>>>

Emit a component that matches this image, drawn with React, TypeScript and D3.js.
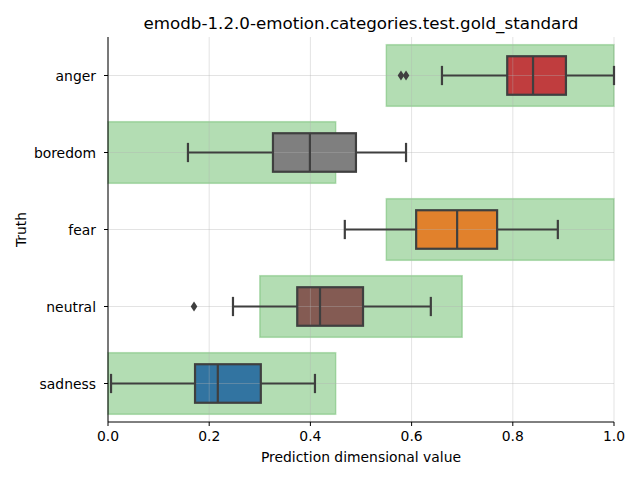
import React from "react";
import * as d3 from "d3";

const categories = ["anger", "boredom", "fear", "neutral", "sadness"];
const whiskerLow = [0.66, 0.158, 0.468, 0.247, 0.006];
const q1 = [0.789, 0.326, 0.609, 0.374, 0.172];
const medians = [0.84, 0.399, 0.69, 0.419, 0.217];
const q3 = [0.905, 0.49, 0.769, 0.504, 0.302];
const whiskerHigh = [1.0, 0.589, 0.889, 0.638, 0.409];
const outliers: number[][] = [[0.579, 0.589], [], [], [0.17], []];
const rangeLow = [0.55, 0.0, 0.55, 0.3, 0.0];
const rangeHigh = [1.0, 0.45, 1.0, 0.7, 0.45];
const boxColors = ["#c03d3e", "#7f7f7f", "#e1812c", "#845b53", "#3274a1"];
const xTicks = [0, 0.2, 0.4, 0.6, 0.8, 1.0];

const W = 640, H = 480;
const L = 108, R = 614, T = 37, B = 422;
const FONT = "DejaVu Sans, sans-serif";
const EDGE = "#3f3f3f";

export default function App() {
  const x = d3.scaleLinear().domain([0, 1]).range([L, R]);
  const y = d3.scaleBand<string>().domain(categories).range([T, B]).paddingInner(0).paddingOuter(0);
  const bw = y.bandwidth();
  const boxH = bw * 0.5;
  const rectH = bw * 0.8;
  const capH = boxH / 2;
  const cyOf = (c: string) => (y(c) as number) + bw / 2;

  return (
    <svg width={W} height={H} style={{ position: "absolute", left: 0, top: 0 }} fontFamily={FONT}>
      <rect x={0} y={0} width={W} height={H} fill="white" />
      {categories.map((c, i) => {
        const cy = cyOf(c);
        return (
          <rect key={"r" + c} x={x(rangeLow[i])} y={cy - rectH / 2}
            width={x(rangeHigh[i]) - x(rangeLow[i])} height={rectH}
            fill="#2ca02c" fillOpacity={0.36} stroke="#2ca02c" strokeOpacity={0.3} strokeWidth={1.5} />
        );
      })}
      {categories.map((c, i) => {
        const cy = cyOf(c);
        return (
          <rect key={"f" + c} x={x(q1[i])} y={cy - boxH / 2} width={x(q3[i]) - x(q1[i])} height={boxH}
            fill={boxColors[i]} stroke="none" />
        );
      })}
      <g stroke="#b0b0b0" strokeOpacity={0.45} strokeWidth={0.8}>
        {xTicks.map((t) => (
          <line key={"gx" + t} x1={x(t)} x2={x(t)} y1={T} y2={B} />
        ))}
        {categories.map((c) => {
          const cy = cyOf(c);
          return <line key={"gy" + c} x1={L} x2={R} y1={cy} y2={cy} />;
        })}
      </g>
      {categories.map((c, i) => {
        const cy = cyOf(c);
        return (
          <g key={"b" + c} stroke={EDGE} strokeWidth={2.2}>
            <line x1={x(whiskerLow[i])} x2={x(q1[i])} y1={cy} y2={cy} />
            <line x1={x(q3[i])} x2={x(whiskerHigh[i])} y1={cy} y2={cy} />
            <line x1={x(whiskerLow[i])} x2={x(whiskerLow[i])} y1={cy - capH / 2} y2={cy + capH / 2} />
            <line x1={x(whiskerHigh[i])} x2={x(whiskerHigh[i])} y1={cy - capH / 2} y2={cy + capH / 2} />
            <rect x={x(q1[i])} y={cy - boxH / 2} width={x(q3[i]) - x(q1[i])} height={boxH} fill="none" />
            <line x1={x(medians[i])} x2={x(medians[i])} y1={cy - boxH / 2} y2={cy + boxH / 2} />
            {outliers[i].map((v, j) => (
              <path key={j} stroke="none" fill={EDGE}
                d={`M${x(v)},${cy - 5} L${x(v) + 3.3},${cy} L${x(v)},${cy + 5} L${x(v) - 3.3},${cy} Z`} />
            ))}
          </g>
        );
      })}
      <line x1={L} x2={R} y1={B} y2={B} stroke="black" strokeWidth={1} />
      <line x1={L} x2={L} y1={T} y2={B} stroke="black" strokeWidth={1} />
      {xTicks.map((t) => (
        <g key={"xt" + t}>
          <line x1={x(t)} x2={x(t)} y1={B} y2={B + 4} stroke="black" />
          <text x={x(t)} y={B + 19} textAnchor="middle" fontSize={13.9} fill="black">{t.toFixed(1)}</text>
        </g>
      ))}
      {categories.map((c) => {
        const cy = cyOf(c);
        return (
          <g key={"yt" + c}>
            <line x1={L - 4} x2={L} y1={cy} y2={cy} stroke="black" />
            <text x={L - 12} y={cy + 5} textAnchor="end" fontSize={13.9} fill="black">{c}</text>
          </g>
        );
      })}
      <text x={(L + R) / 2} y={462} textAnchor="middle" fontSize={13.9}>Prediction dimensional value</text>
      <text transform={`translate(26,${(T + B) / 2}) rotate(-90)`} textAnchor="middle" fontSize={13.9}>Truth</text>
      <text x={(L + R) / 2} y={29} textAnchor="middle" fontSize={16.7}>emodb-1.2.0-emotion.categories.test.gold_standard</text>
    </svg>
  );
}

<<<

Objective ▸ Repeat, exactly and in full, each line from the start of the data to the line that contains "import * as". Pictures do not go in.

Output ▸
Emit a component that matches this image, drawn with React, TypeScript and D3.js.
import React from "react";
import * as d3 from "d3";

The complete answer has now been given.